Flappy rallied for a while, but on Monday 30 August something changed. He ate very little and was subdued, and just wanted to snuggle into Lonia’s throat. They spent the whole day like that. Lonia could see that her boy was beginning to deteriorate, and kept his cage home right next to her that night. 

Next morning Lonia found him in a shocking state, convulsing on the floor of his home. She pressed him next to her heart, while the convulsions settled then started up again. On his last journey to the vet clinic, she held him close. 

Due to Level 4 Covid lockdown restrictions, Lonia was not allowed to enter the clinic, and was instructed to leave Flappy at the door and wait outside.

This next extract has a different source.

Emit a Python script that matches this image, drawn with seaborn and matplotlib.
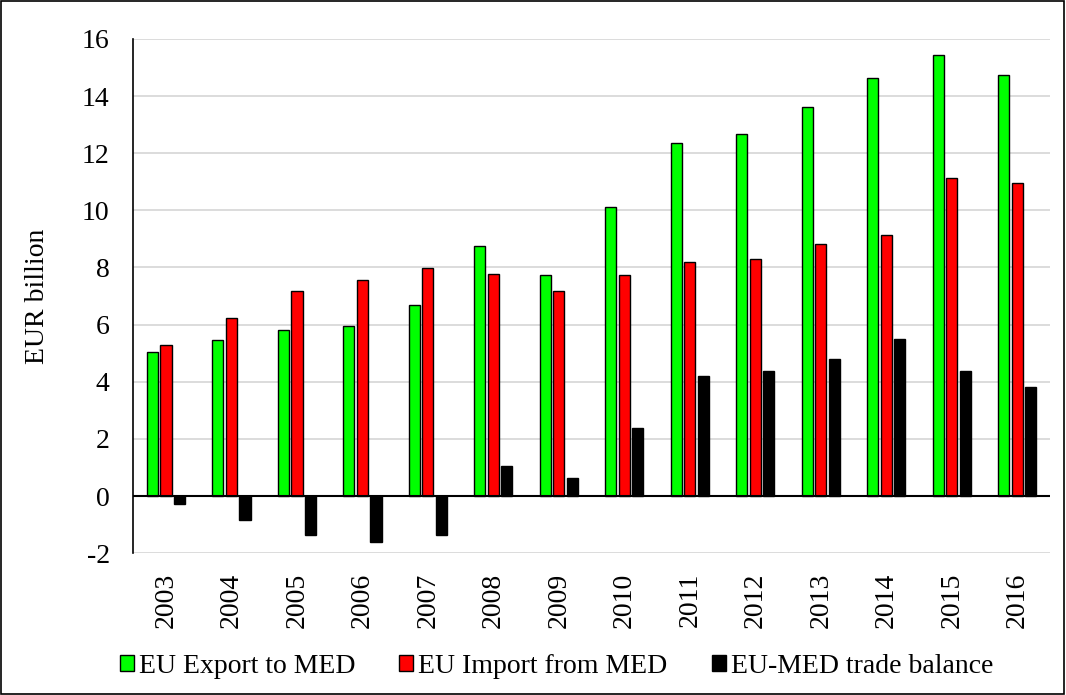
import matplotlib
matplotlib.use("Agg")
import matplotlib.pyplot as plt
import seaborn as sns
import pandas as pd
from matplotlib.patches import Rectangle

years = ["2003", "2004", "2005", "2006", "2007", "2008", "2009", "2010",
         "2011", "2012", "2013", "2014", "2015", "2016"]
export_vals = [5.06, 5.45, 5.81, 5.94, 6.68, 8.75, 7.75, 10.12, 12.37, 12.68, 13.63, 14.62, 15.44, 14.75]
import_vals = [5.30, 6.24, 7.19, 7.56, 7.99, 7.76, 7.19, 7.75, 8.19, 8.31, 8.81, 9.12, 11.12, 10.94]
balance_vals = [-0.29, -0.85, -1.35, -1.60, -1.35, 1.06, 0.62, 2.39, 4.19, 4.39, 4.81, 5.50, 4.39, 3.81]
series_names = ["EU Export to MED", "EU Import from MED", "EU-MED trade balance"]
colors = ["#00ff00", "#ff0000", "#000000"]

df = pd.DataFrame({
    "year": years * 3,
    "value": export_vals + import_vals + balance_vals,
    "series": [series_names[0]] * len(years) + [series_names[1]] * len(years) + [series_names[2]] * len(years),
})

sns.set_theme(style="white")
plt.rcParams["font.family"] = ["Liberation Serif", "DejaVu Serif"]
plt.rcParams["axes.unicode_minus"] = False
plt.rcParams["text.color"] = "black"
plt.rcParams["axes.labelcolor"] = "black"

fig = plt.figure(figsize=(10.66, 6.95), dpi=100)
ax = fig.add_axes([0.125, 0.204, 0.86, 0.740])

sns.barplot(data=df, x="year", y="value", hue="series", palette=colors,
            width=0.62, gap=0.18, edgecolor="black", linewidth=1.0,
            errorbar=None, ax=ax, saturation=1)

ax.set_ylim(-2, 16)
ax.set_xlim(-0.5, len(years) - 0.5)
ax.set_yticks(range(-2, 17, 2))
ax.yaxis.grid(True, color="#d9d9d9", linewidth=1.3)
ax.set_axisbelow(True)
for s in ["top", "right", "bottom"]:
    ax.spines[s].set_visible(False)
ax.spines["left"].set_color("black")
ax.spines["left"].set_linewidth(1.2)
ax.axhline(0, color="black", linewidth=1.5, zorder=3)

ax.tick_params(axis="y", labelsize=20, length=0, pad=17, colors="black")
ax.tick_params(axis="x", labelsize=20, length=0, pad=14, colors="black", labelrotation=90)
ax.set_xlabel("")
ax.set_ylabel("EUR billion", fontsize=20, color="black", labelpad=23)

leg = ax.legend(loc="center", bbox_to_anchor=(0.522, 0.041), bbox_transform=fig.transFigure,
                ncol=3, frameon=False, fontsize=20, handlelength=0.5, handleheight=0.5,
                handletextpad=0.18, columnspacing=1.6, borderpad=0)
for h in leg.legend_handles:
    h.set_edgecolor("black")
    h.set_linewidth(1.0)
for t in leg.get_texts():
    t.set_color("black")

fig.patches.append(Rectangle((0.001, 0.002), 0.997, 0.996, transform=fig.transFigure,
                             fill=False, edgecolor="black", linewidth=1.2))

fig.savefig("out.png", dpi=100, facecolor="white")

She stood holding him until the nurse indicated that she was ready for him. She put her Flappy into a small box and placed it on the outside table. Her final memory is of his little body convulsing in the box as he was taken indoors. 

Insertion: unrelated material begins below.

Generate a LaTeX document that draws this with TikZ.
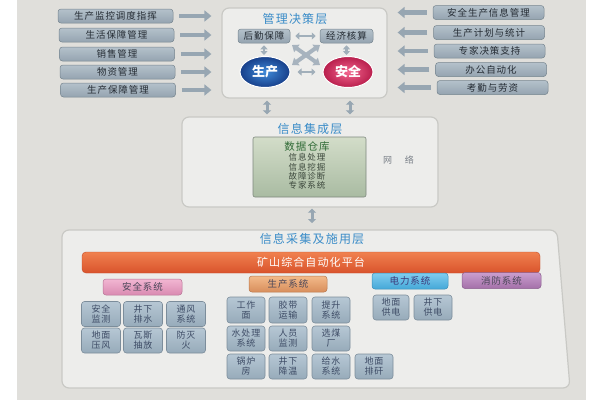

Flappy passed away on Tuesday 31 August 2021, at age 12 years and 7 months.  When I heard about his passing two days later, I visited Lonia with a card and plant to put in Flappy’s memorial garden. Lonia was still bereft, her eyes welling with tears above her mask, her chest heaving as she tried not to sob. It was all the harder for her as she had wanted to be with him at the end, and was prevented by lockdown. I was very moved to see the level of Lonia’s grief. I have had a close relationship with my birds, but I have never witnessed such a tender love between a woman and a bird as the one I witnessed between Lonia and Flappy.

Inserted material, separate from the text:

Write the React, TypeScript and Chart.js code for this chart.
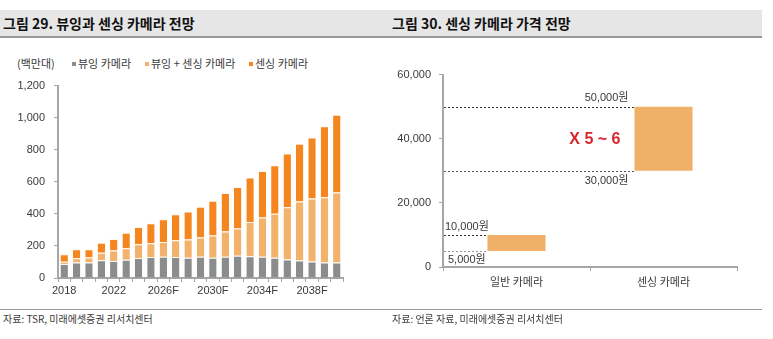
import React, { useEffect, useRef } from "react";
import { Chart, registerables } from "chart.js";

Chart.register(...registerables);

// ---- Left chart data (백만대) ----
const years = [
  "2018", "2019", "2020", "2021", "2022", "2023", "2024F", "2025F", "2026F", "2027F", "2028F", "2029F",
  "2030F", "2031F", "2032F", "2033F", "2034F", "2035F", "2036F", "2037F", "2038F", "2039F", "2040F",
];
const viewingCam = [88, 96, 96, 111, 106, 114, 125, 131, 132, 131, 126, 132, 126, 132, 138, 136, 132, 127, 115, 109, 103, 97, 97];
const viewingSensingCam = [14, 27, 32, 47, 65, 71, 85, 86, 93, 104, 114, 120, 139, 158, 170, 214, 245, 273, 327, 368, 393, 407, 436];
const sensingCam = [46, 57, 52, 62, 73, 97, 108, 125, 141, 162, 174, 193, 217, 240, 259, 277, 291, 303, 334, 361, 381, 442, 485];
const leftTicks = [0, 200, 400, 600, 800, 1000, 1200];

// ---- Right chart data (원) ----
const priceCategories = ["일반 카메라", "센싱 카메라"];
const priceLow = [5000, 30000];
const priceHigh = [10000, 50000];
const multipleLabel = "X 5 ~ 6";

const FONT = "'Liberation Sans', 'Noto Sans CJK KR', Arial, sans-serif";
const KFONT = "'Noto Sans CJK KR', 'Liberation Sans', sans-serif";
const GREY = "#8a8c8e";
const LIGHT = "#f2b26c";
const ORANGE = "#f5861f";
const AXIS = "#a6a6a6";
const TXT = "#3a3a3a";

const fmt = (v: number) => v.toLocaleString("en-US");

function LeftChart() {
  const ref = useRef<HTMLCanvasElement>(null);
  useEffect(() => {
    const sep = "rgba(255,245,235,0.9)";
    const chart = new Chart(ref.current!, {
      type: "bar",
      data: {
        labels: years,
        datasets: [
          { label: "뷰잉 카메라", data: viewingCam, backgroundColor: GREY, borderColor: sep, borderWidth: { top: 1, left: 0, right: 0, bottom: 0 }, borderSkipped: false },
          { label: "뷰잉 + 센싱 카메라", data: viewingSensingCam, backgroundColor: LIGHT, borderColor: sep, borderWidth: { top: 1, left: 0, right: 0, bottom: 0 }, borderSkipped: false },
          { label: "센싱 카메라", data: sensingCam, backgroundColor: ORANGE, borderColor: sep, borderWidth: { top: 1, left: 0, right: 0, bottom: 0 }, borderSkipped: false },
        ],
      },
      options: {
        animation: false,
        responsive: false,
        layout: { padding: { top: 15, right: 47, left: 0, bottom: 0 } },
        plugins: { legend: { display: false }, tooltip: { enabled: false } },
        datasets: { bar: { barPercentage: 0.6, categoryPercentage: 1 } },
        scales: {
          x: {
            stacked: true,
            afterFit: (s: any) => { s.height = 22; },
            grid: { drawOnChartArea: false, drawTicks: true, tickLength: 4, color: AXIS, offset: true },
            border: { color: AXIS, width: 2 },
            ticks: {
              autoSkip: false,
              maxRotation: 0,
              padding: 2,
              color: TXT,
              font: { family: FONT, size: 11 },
              callback: (_v: any, i: number) => (i % 4 === 0 ? years[i] : ""),
            },
          },
          y: {
            stacked: true,
            min: 0,
            max: 1200,
            afterFit: (s: any) => { s.width = 58; },
            afterBuildTicks: (s: any) => { s.ticks = leftTicks.map((v) => ({ value: v })); },
            grid: { drawOnChartArea: false, drawTicks: true, tickLength: 4, color: AXIS },
            border: { color: AXIS, width: 2 },
            ticks: { padding: 9, color: TXT, font: { family: FONT, size: 11 }, callback: (v: any) => fmt(Number(v)) },
          },
        },
      },
    } as any);
    return () => chart.destroy();
  }, []);
  return <canvas ref={ref} width={390} height={230} style={{ position: "absolute", left: 0, top: 70, width: 390, height: 230 }} />;
}

function RightChart() {
  const ref = useRef<HTMLCanvasElement>(null);
  useEffect(() => {
    const annot = {
      id: "annot",
      afterDatasetsDraw(chart: any) {
        const { ctx, chartArea, scales } = chart;
        const y = scales.y;
        const meta = chart.getDatasetMeta(0);
        const bars = meta.data;
        const left = chartArea.left;
        const line = (val: number, x2: number, color: string) => {
          const py = Math.round(y.getPixelForValue(val)) + 0.5;
          ctx.save();
          ctx.strokeStyle = color;
          ctx.lineWidth = 1;
          ctx.setLineDash([2, 2]);
          ctx.beginPath();
          ctx.moveTo(left + 1, py);
          ctx.lineTo(x2, py);
          ctx.stroke();
          ctx.restore();
          return py;
        };
        const text = (s: string, x: number, yy: number, align: CanvasTextAlign, font: string, color: string) => {
          ctx.save();
          ctx.font = font;
          ctx.fillStyle = color;
          ctx.textAlign = align;
          ctx.textBaseline = "middle";
          ctx.fillText(s, x, yy);
          ctx.restore();
        };
        const f11 = `11px ${FONT}`;
        // first category (일반 카메라)
        const b0 = bars[0];
        const b0l = b0.x - b0.width / 2;
        const yHi0 = line(priceHigh[0], b0l, "#333333");
        const yLo0 = line(priceLow[0], b0l, "#9a9a9a");
        text(fmt(priceHigh[0]) + "원", left + 2, yHi0 - 9, "left", f11, TXT);
        text(fmt(priceLow[0]) + "원", left + 5, yLo0 + 8, "left", f11, TXT);
        // second category (센싱 카메라)
        const b1 = bars[1];
        const b1l = b1.x - b1.width / 2;
        const yHi1 = line(priceHigh[1], b1l, "#333333");
        const yLo1 = line(priceLow[1], b1l, "#555555");
        text(fmt(priceHigh[1]) + "원", b1l - 6, yHi1 - 10, "right", f11, TXT);
        text(fmt(priceLow[1]) + "원", b1l - 6, yLo1 + 9, "right", f11, TXT);
        text(multipleLabel, b1l - 14, (yHi1 + yLo1) / 2, "right", `bold 16px ${FONT}`, "#d9262b");
      },
    };
    const chart = new Chart(ref.current!, {
      type: "bar",
      data: {
        labels: priceCategories,
        datasets: [
          {
            label: "가격",
            data: priceLow.map((lo, i) => [lo, priceHigh[i]]),
            backgroundColor: "#f0b068",
            borderWidth: 0,
          },
        ],
      },
      options: {
        animation: false,
        responsive: false,
        layout: { padding: { top: 12, right: 23, left: 0, bottom: 0 } },
        plugins: { legend: { display: false }, tooltip: { enabled: false } },
        datasets: { bar: { barPercentage: 0.395, categoryPercentage: 1 } },
        scales: {
          x: {
            afterFit: (s: any) => { s.height = 28; },
            grid: { drawOnChartArea: false, drawTicks: true, tickLength: 4, color: AXIS, offset: true },
            border: { color: AXIS, width: 2 },
            ticks: { padding: 4, color: TXT, font: { family: KFONT, size: 11 } },
          },
          y: {
            min: 0,
            max: 60000,
            afterFit: (s: any) => { s.width = 63; },
            ticks: { stepSize: 20000, padding: 8, color: TXT, font: { family: FONT, size: 11 }, callback: (v: any) => fmt(Number(v)) },
            grid: { drawOnChartArea: false, drawTicks: true, tickLength: 4, color: AXIS },
            border: { color: AXIS, width: 2 },
          },
        },
      },
      plugins: [annot],
    } as any);
    return () => chart.destroy();
  }, []);
  return <canvas ref={ref} width={380} height={235} style={{ position: "absolute", left: 380, top: 60, width: 380, height: 235 }} />;
}

const legendItems = [
  { label: "뷰잉 카메라", color: GREY, x: 72 },
  { label: "뷰잉 + 센싱 카메라", color: LIGHT, x: 145 },
  { label: "센싱 카메라", color: ORANGE, x: 249 },
];

export default function App() {
  const band: React.CSSProperties = {
    position: "absolute",
    top: 10,
    height: 26,
    background: "#e6e6e6",
    borderBottom: "2px solid #9a9a9a",
  };
  const titleText: React.CSSProperties = {
    position: "absolute",
    top: 0,
    lineHeight: "26px",
    fontFamily: KFONT,
    fontWeight: 700,
    fontSize: 14,
    color: "#111",
    whiteSpace: "nowrap",
  };
  const small: React.CSSProperties = {
    position: "absolute",
    fontFamily: KFONT,
    fontSize: 11,
    color: TXT,
    whiteSpace: "nowrap",
    lineHeight: "14px",
  };
  return (
    <div style={{ position: "absolute", left: 0, top: 0, width: 773, height: 339, background: "#fff", overflow: "hidden" }}>
      <div style={{ ...band, left: 0, width: 388 }}>
        <div style={{ ...titleText, left: 3 }}>그림 29. 뷰잉과 센싱 카메라 전망</div>
      </div>
      <div style={{ ...band, left: 388, width: 374 }}>
        <div style={{ ...titleText, left: 4 }}>그림 30. 센싱 카메라 가격 전망</div>
      </div>

      <div style={{ ...small, left: 17, top: 56 }}>(백만대)</div>
      {legendItems.map((it) => (
        <div key={it.label} style={{ ...small, left: it.x, top: 56 }}>
          <span style={{ display: "inline-block", width: 4, height: 4, background: it.color, marginRight: 2, verticalAlign: "middle", position: "relative", top: -1 }} />
          {it.label}
        </div>
      ))}

      <LeftChart />
      <RightChart />

      <div style={{ position: "absolute", left: 0, top: 309, width: 762, height: 1, background: "#9a9a9a" }} />
      <div style={{ ...small, fontSize: 10, left: 3, top: 312 }}>자료: TSR, 미래에셋증권 리서치센터</div>
      <div style={{ ...small, fontSize: 10, left: 392, top: 312 }}>자료: 언론 자료, 미래에셋증권 리서치센터</div>
    </div>
  );
}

So next time you see a common little sparrow in your back yard, foraging in the soil, sitting in a tree or power line, chirping away during a dawn chorus – please know that he or she is an individual, who values their life, and is capable of thinking and deep feeling. 

Sandra Kyle is a retired polytechnic lecturer and part time music teacher living in Whanganui, New Zealand. She has been a vegetarian for nearly fifty years, and a vegan for ten. Sandra has been active for animals since the 1990s, and has written or co-written many articles and opinion editorials on animal rights. In 2018 she self-published a book, ‘Glass Walls’, calling for the closure of all slaughterhouses in New Zealand by 2025. Sandra produced and presented an award winning animal rights radio show, ‘Safe and Sound’ for four and a half years, and has been interviewed on mainstream media, who have dubbed her ‘The Singing Vegan’, as she sings to the animals waiting in pens at the slaughterhouse. Sandra is currently one of two Country Liaisons for The Save Movement in New Zealand, and in 2019 a short film — ‘2025’ — was made about her solitary slaughterhouse vigils. Sandra was the recipient of The Philip Wollen Animal Welfare Award in 2018, and has her own website, endanimalslaughter.org. In 2021 she was nominated for the ‘Assisi Award’, named after the Patron Saint of Animals, St Francis of Assisi.